Saturday, May 29, 2010

Yes! Time to start planning summer reading!!

Though it's Memorial Day, summer officially doesn't start for me until Monday, June 28th at 3 pm. Until then, I will still have papers to grade and lessons to plan, therefore unable to completely devote my time to the greatness that is summer, obviously including summer reading.  And even though I will be avidly reading up until then, there is something I love about planning my summer reading. Each year, though, I seem to make big plans and then books fall in my lap and the plans change--which is probably good for me, even though I have this grand vision that my summer can look like a literature class. I found an old post about my summer reading self--and it was interesting to get a glimpse into myself as a reader from a few years ago...I may have to re-imagine it at the end of this summer and see how I've changed.

This is random, but did you used to do the summer reading programs with your local library? I just had a major flashback to the Candy Land-style boards that the Centerville Library used to provide for children and we'd get a stamp for each book we read, winding our way down the paper path and filled with a sense of accomplishment. My mom would take my brother and I to the library once a week to update our reading piles and our stamps.  I forgot all about that. I think i would like a poster with a stamp per book.

Anyway. Here's my brainstorming session of the books I'm thinking about adding to my list this summer:

The New Literary History of America. This anthology takes the reader through American history via literature.  I am so fascinated by history and the way that it is portrayed through books, that I have been thinking about this book ever since I first stumbled across it in the winter. $50 at most stores, it is an investment, but has such potential.  I could probably carry this one book around with me all summer. Well, I mean that this could be my daytime reading book and then I could read fiction before I go to sleep each night. Downside=I'm travelling for the entire summer, so do I really want to carry around this brick? Should I relegate it to fall reading?

Mystery.  I seriously love mystery stories. Much like R&B, I forgot my love in high school and college.  My love of crime procedurals like The Closer was what motivated me to pick up the literary genre, which was limited to Nancy Drew in elementary and Mary Higgins Clark in middle school. Mystery books might be the most engaging genre, and then when they are well written? Swoon. Recent loves: The Girl with the Dragon Tattoo by Steig Larsson, Case Histories by Kate Atkinson.  Summer picks: Continuing with Steign Larsson's trilogy, The Girl Who Played with Fire.  Also, in true Brooklyn style, one of my neighbors had books for free in our lobby, one of which was The Likeness, the follow up to In The Woods by Tana French, which has been on my list for quite a while.

Other options:

Nonfiction: Sloane Crosby's newest book of essays, How Did You Get This Number.  I laughed out loud so much in her first book, I Was Told There'd Be Cake, and this one has come highly recommended as well.  Also, last summer The Shock Doctrine completely rocked my world.  I have another book by Naomi Klein, No Logo, sitting on my night stand (which is really a radiator. whatever.).

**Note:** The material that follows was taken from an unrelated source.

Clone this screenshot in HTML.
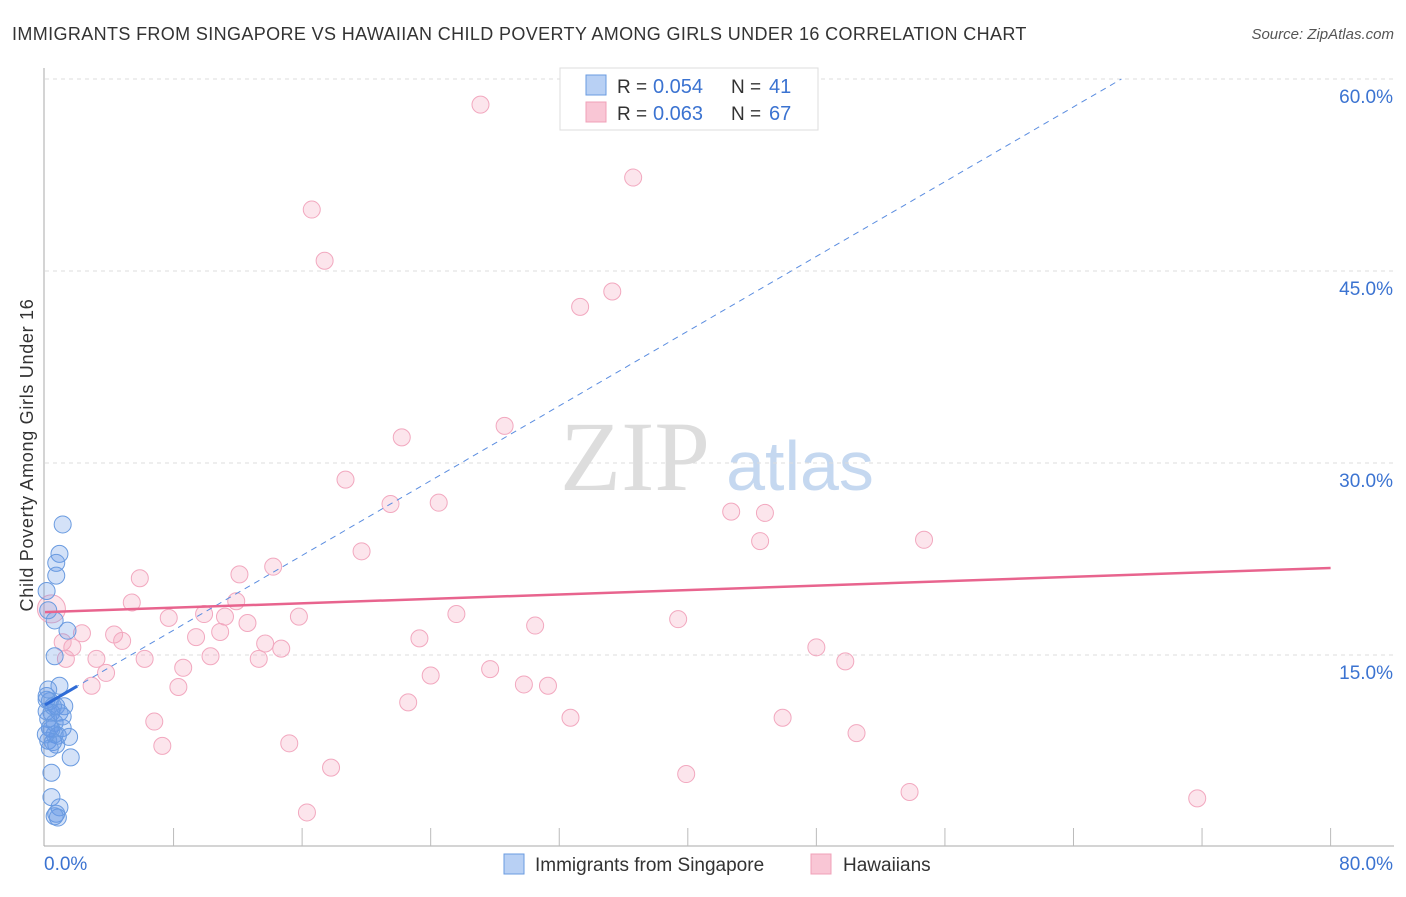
<!DOCTYPE html>
<html><head><meta charset="utf-8"><style>
body{margin:0;background:#fff;font-family:"Liberation Sans",sans-serif}
</style></head><body>
<svg id="c" width="1406" height="892" xmlns="http://www.w3.org/2000/svg">
<text x="12" y="40" font-size="18" fill="#333" letter-spacing="0.37">IMMIGRANTS FROM SINGAPORE VS HAWAIIAN CHILD POVERTY AMONG GIRLS UNDER 16 CORRELATION CHART</text>
<text x="1394" y="39" font-size="15" fill="#555" text-anchor="end" font-style="italic">Source: ZipAtlas.com</text>
<text transform="translate(33,455) rotate(-90)" font-size="18" fill="#333" letter-spacing="0.7" text-anchor="middle">Child Poverty Among Girls Under 16</text>
<g><text x="635" y="490" font-size="100" font-family="Liberation Serif,serif" fill="#ddd" text-anchor="middle">ZIP</text><text x="800" y="490" font-size="70" fill="#c5d8f0" text-anchor="middle">atlas</text></g>
<g id="grid"></g><g id="marks"></g>
<g>
<rect x="560" y="68" width="258" height="62" fill="#fff" stroke="#ddd"/>
<rect x="586" y="75" width="20" height="20" fill="#b8d0f4" stroke="#6a9be0"/>
<rect x="586" y="102" width="20" height="20" fill="#f9c6d5" stroke="#f0a0b8"/>
<text x="617" y="93" font-size="19" fill="#333">R = </text><text x="653" y="93" font-size="20" fill="#3b73d1">0.054</text>
<text x="731" y="93" font-size="19" fill="#333">N = </text><text x="769" y="93" font-size="20" fill="#3b73d1">41</text>
<text x="617" y="120" font-size="19" fill="#333">R = </text><text x="653" y="120" font-size="20" fill="#3b73d1">0.063</text>
<text x="731" y="120" font-size="19" fill="#333">N = </text><text x="769" y="120" font-size="20" fill="#3b73d1">67</text>
</g>
<g>
<rect x="504" y="854" width="20" height="20" fill="#b8d0f4" stroke="#6a9be0"/>
<text x="535" y="871" font-size="19" fill="#333">Immigrants from Singapore</text>
<rect x="811" y="854" width="20" height="20" fill="#f9c6d5" stroke="#f0a0b8"/>
<text x="843" y="871" font-size="19" fill="#333">Hawaiians</text>
</g>
</svg>
<script>
const yTicks=[15,30,45,60];
const xTickLabels=["0.0%","80.0%"];
const pinkX=[27.1,36.6,16.6,17.4,33.3,35.3,22.2,28.6,18.7,21.5,24.5,42.7,44.8,44.5,54.7,19.7,5.9,12.1,14.2,5.4,11.9,7.7,9.9,11.2,12.6,15.8,25.6,30.5,39.4,2.3,4.3,4.8,9.4,10.9,13.7,14.7,23.3,48.0,49.8,1.7,1.3,3.2,6.2,10.3,13.3,8.6,27.7,24.0,3.8,2.9,8.3,29.8,31.3,22.6,6.8,32.7,45.9,50.5,7.3,15.2,17.8,39.9,16.3,53.8,71.7,0.4,1.1];
const pinkY=[58.0,52.3,49.8,45.8,42.2,43.4,32.0,32.9,28.7,26.8,26.9,26.2,26.1,23.9,24.0,23.1,21.0,21.3,21.9,19.1,19.2,17.9,18.2,18.0,17.5,18.0,18.2,17.3,17.8,16.7,16.6,16.1,16.4,16.8,15.9,15.5,16.3,15.6,14.5,15.6,14.7,14.7,14.7,14.9,14.7,14.0,13.9,13.4,13.6,12.6,12.5,12.7,12.6,11.3,9.8,10.1,10.1,8.9,7.9,8.1,6.2,5.7,2.7,4.3,3.8,18.6,16.0];
const blueX=[1.1,0.9,0.7,0.7,0.1,0.2,0.6,1.4,0.6,0.9,0.1,0.3,0.7,1.2,0.1,0.4,0.9,0.2,0.6,1.1,0.3,0.6,0.8,1.5,0.2,0.5,0.7,0.3,1.6,0.4,0.4,0.9,0.7,0.8,0.6,0.1,0.2,0.4,1.1,0.05,0.5];
const blueY=[25.2,22.9,22.2,21.2,20.0,18.5,17.7,16.9,14.9,12.6,11.8,11.4,11.0,11.0,10.6,10.5,10.5,10.0,9.7,9.3,9.3,8.8,8.7,8.6,8.3,8.2,8.0,7.7,7.0,5.8,3.9,3.1,2.6,2.3,2.4,11.5,12.3,9.2,10.2,8.8,11.0];
const pinkTrend=[18.35,21.8];
const blueTrend=[11.1,0.73];
const X=v=>45+v*16.07, Y=v=>847-v*12.8;
const NS="http://www.w3.org/2000/svg";
function mk(p,t,a){const e=document.createElementNS(NS,t);for(const k in a)e.setAttribute(k,a[k]);p.appendChild(e);return e;}
const g=document.getElementById('grid'),m=document.getElementById('marks');
let ax=mk(g,'line',{x1:44,y1:68,x2:44,y2:846,stroke:'#aaa'});


let bx=mk(g,'line',{x1:44,y1:846,x2:1394,y2:846,stroke:'#aaa'});


for(let i=1;i<=10;i++){const t=mk(g,'line',{x1:X(i*8),x2:X(i*8),y1:828,y2:846,stroke:'#bbb'});

}
yTicks.forEach(v=>{const l=mk(g,'line',{x1:45,x2:1394,y1:Y(v),y2:Y(v),stroke:'#ddd','stroke-dasharray':'4 4'});


const t=mk(g,'text',{x:1393,y:Y(v)+24,'font-size':19,fill:'#3b73d1','text-anchor':'end'});t.textContent=v.toFixed(1)+'%';

});
xTickLabels.forEach((s,i)=>{const t=mk(g,'text',{x:i?1393:44,y:870,'font-size':19,fill:'#3b73d1','text-anchor':i?'end':'start'});t.textContent=s;

});
pinkX.forEach((x,i)=>{const c=mk(m,'circle',{cx:X(x),cy:Y(pinkY[i]),r:i==65?14:8.5,fill:'rgba(244,160,185,0.28)',stroke:'#f2a8bf','stroke-width':1});

});
blueX.forEach((x,i)=>{const c=mk(m,'circle',{cx:X(x),cy:Y(blueY[i]),r:8.5,fill:'rgba(100,150,230,0.28)',stroke:'#6a9be0','stroke-width':1});

});
const xe=(60-blueTrend[0])/blueTrend[1];
let bt=mk(m,'line',{x1:X(0),y1:Y(blueTrend[0]),x2:X(xe),y2:Y(blueTrend[0]+blueTrend[1]*xe),stroke:'#5b8de0','stroke-width':1,'stroke-dasharray':'6 5'});


let bs=mk(m,'line',{x1:X(0),y1:Y(blueTrend[0]),x2:X(2),y2:Y(blueTrend[0]+blueTrend[1]*2),stroke:'#2e6bd6','stroke-width':3});


let pt=mk(m,'line',{x1:X(0),y1:Y(pinkTrend[0]),x2:X(80),y2:Y(pinkTrend[1]),stroke:'#e8648e','stroke-width':2.5});


</script>
</body></html>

Rereads: Sometimes books just call to me and I need to pick them back up.  These two couldn't be more different: Harry Potter and the Deathly Hallows (though I may cave and read this pre-summer) and The Waves by Virginia Woolf.  I read 8 of Woolf's books in a class in college and haven't picked her up since. The Waves completely floored me at the time and I am curious to see what I think of it now.

Fiction. I am pretty obsessed with Roberto Bolano (I fell in love with Amulet a few years ago and my book club read The Savage Detectives last summer).  A lot of his books have been recently translated and I've been looking at a few for months, The Skating Rink and The Last Evenings on Earth, especially.
Randoms include The Unbearable Lightness of Being by Milan Kundera and Suite Francaise by Irene Namirovsky, along with 3 different books every time I walk into a bookshop.

So. I'm game for recommendations. I'll keep you posted on how it all goes.

Previous summer reading posts (for those of you who are extremely bored or just looking for ideas) can be found here and here and here.  And also here and here and here. It's interesting to see the books that have shown up multiple times because I want to reread them and the books that show up as perpetual sitters on my stack of books to read next.

1 comment:

the truth sayer said...

i complelty agree with you in terms of summer reading. i love planning for it, but i always get side tracked by new and exciting books i find!